CF: Na música Cante a paz, vocês fazem uma crítica social, a respeito da violência. Acha que a música perdeu isso?

ZP: Acho que não. São momentos que você vivi e se depara. Não dá para você ficar toda hora falando do mesmo assunto, vai soar estranho. No caso dessa música que eu compûs em 2000, eu tinha chegado do ensaio e estava rolando umas imagens de guerra na televisão. Aí eu comecei a chorar de raiva, peguei o violão e fiz. É questão de momento, tem hora que você está amando e vai falar de amor. Não pode ter barreira para o que vai ser comunicado. Não importa se você sente amor, importa se ela é verdadeira.

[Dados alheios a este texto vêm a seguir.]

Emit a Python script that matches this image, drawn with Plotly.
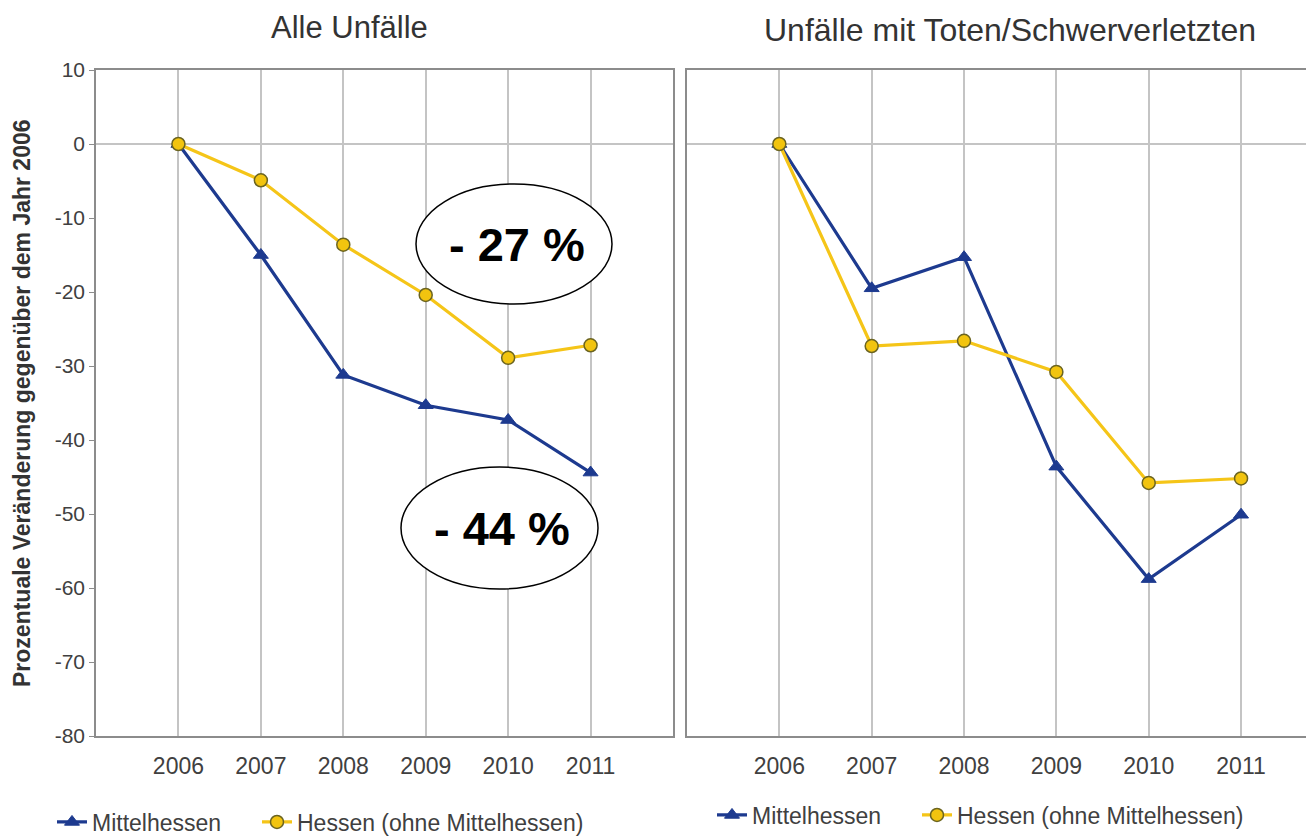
import plotly.graph_objects as go

years = [2006, 2007, 2008, 2009, 2010, 2011]
year_labels = ["2006", "2007", "2008", "2009", "2010", "2011"]

# Alle Unfälle
alle_mittel = [0, -15.0, -31.2, -35.3, -37.3, -44.4]
alle_hessen = [0, -4.9, -13.6, -20.4, -28.9, -27.2]

# Unfälle mit Toten/Schwerverletzten
schwer_mittel = [0, -19.5, -15.3, -43.6, -58.8, -50.1]
schwer_hessen = [0, -27.3, -26.6, -30.8, -45.8, -45.2]

y_tickvals = [10, 0, -10, -20, -30, -40, -50, -60, -70, -80]
y_ticktext = ["10", "0", "-10", "-20", "-30", "-40", "-50", "-60", "-70", "-80"]

BLUE = "#1d3a8f"
YELLOW = "#f5c518"
YFILL = "#f2c40f"
YEDGE = "#6b6420"
GRID = "#c4c4c4"
AXLINE = "#8c8c8c"
FONT = "Liberation Sans, Arial, sans-serif"
W, H = 1306, 830   # page body adds 8px margin
OFF = 8


def px(x):
    return (x - OFF) / W


def py(y):
    return 1 - (y - OFF) / H


fig = go.Figure()


def add_pair(xa, ya, mittel, hessen, leg_a, leg_b):
    fig.add_trace(go.Scatter(
        x=years, y=mittel, name="Mittelhessen", mode="lines+markers",
        xaxis=xa, yaxis=ya, legend=leg_a,
        line=dict(color=BLUE, width=3.2),
        marker=dict(symbol="triangle-up", size=13, color=BLUE,
                    line=dict(color=BLUE, width=1))))
    fig.add_trace(go.Scatter(
        x=years, y=hessen, name="Hessen (ohne Mittelhessen)", mode="lines+markers",
        xaxis=xa, yaxis=ya, legend=leg_b,
        line=dict(color=YELLOW, width=3.2),
        marker=dict(symbol="circle", size=13, color=YFILL,
                    line=dict(color=YEDGE, width=1.5))))


add_pair("x", "y", alle_mittel, alle_hessen, "legend", "legend2")
add_pair("x2", "y2", schwer_mittel, schwer_hessen, "legend3", "legend4")

ytop = py(70)
ybot = py(736)

xcommon = dict(tickvals=years, ticktext=year_labels, showgrid=True, gridcolor=GRID,
               gridwidth=1.5, ticks="outside", ticklen=9, tickcolor="rgba(0,0,0,0)",
               zeroline=False,
               tickfont=dict(family=FONT, size=23, color="#404040"),
               showline=True, linecolor=AXLINE, linewidth=1.5, mirror=True)
ycommon = dict(range=[-80, 10], tickvals=y_tickvals, ticktext=y_ticktext,
               showgrid=False, zeroline=True,
               zerolinecolor=GRID, zerolinewidth=1.5, domain=[ybot, ytop],
               showline=True, linecolor=AXLINE, linewidth=1.5)

legfont = dict(family=FONT, size=23, color="#404040")


def leg(text_x, center_y):
    return dict(orientation="h", x=px(text_x - 40), xanchor="left",
                y=py(center_y), yanchor="middle",
                font=legfont, bgcolor="rgba(0,0,0,0)")


fig.update_layout(
    width=W, height=H,
    margin=dict(l=0, r=0, t=0, b=0, autoexpand=False),
    paper_bgcolor="white", plot_bgcolor="white",
    xaxis=dict(domain=[px(96), px(673)], range=[2005, 2012], anchor="y", **xcommon),
    yaxis=dict(anchor="x", mirror=True, ticks="outside", ticklen=5, tickcolor=AXLINE,
               tickfont=dict(family=FONT, size=21, color="#404040"), **ycommon),
    xaxis2=dict(domain=[px(687), 1.0], range=[2005, 2011.79], anchor="y2", **xcommon),
    yaxis2=dict(anchor="x2", mirror=False, ticks="", showticklabels=False, **ycommon),
    legend=leg(92, 822),
    legend2=leg(297, 822),
    legend3=leg(752, 815),
    legend4=leg(957, 815),
    showlegend=True,
)

# Titles
fig.add_annotation(text="Alle Unfälle", x=px(350), y=1.0, xref="paper", yref="paper",
                   showarrow=False, font=dict(family=FONT, size=31, color="#333333"),
                   xanchor="center", yanchor="top")
fig.add_annotation(text="Unfälle mit Toten/Schwerverletzten", x=px(1010), y=py(30),
                   xref="paper", yref="paper", showarrow=False,
                   font=dict(family=FONT, size=32, color="#333333"),
                   xanchor="center", yanchor="middle")
fig.add_annotation(text="<b>Prozentuale Veränderung gegenüber dem Jahr 2006</b>",
                   x=px(22), y=py(403), xref="paper", yref="paper", showarrow=False,
                   textangle=-90, font=dict(family=FONT, size=23, color="#333333"),
                   xanchor="center", yanchor="middle")


# Ellipse callouts
def ellipse(x0, y0, x1, y1, label):
    fig.add_shape(type="circle", xref="paper", yref="paper",
                  x0=px(x0), x1=px(x1), y0=py(y1), y1=py(y0),
                  line=dict(color="black", width=1.5), fillcolor="white", layer="above")
    fig.add_annotation(text=f"<b>{label}</b>", xref="paper", yref="paper",
                       x=px((x0 + x1) / 2 + 3), y=py((y0 + y1) / 2),
                       showarrow=False, font=dict(family=FONT, size=47, color="black"),
                       xanchor="center", yanchor="middle")


ellipse(416, 184, 612, 304, "- 27 %")
ellipse(401, 467, 598, 589, "- 44 %")

fig.write_html("out.html")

CF: Você fez uma parceria com o Chorão, do Charlie Brown Jr, em Gueto do Universo. Como estava a relação de vocês antes da morte dele?

ZP: A gente se trombava muito pela estrada e pelos camarins. Fazia tempo que a gente não se via, não se encontrava. Chorão era um grande cara. Infelizmente mais uma perda, mais uma história interrompida.

CF: O Rio de Janeiro vai receber este ano o Rock in Rio, um grande festival internacional e o reggae não está representado. O que pensa sobre isso?

ZP: Isso aí é maior panela. Esse Rock in Rio aí virou uma fábrica de dinheiro. É um negócio lindo e maravilhoso, mas infelizmente está vindo muito gente do pop. Isso foge do parâmetro do festival, mas tudo bem, a gente continua trabalhando e quem sabe um dia estaremos lá também.

CF: Para terminar, queria que você dissesse qual a peculiaridade do Reggae?

ZP: O Reggae é uma música que eleva, que vem para unir, para alertar e para libertar. Nunca você vai ouvir um reggae estimulando a violência, alguma coisa ruim. É uma música que traz as coisas boas para perto e fala de evolução.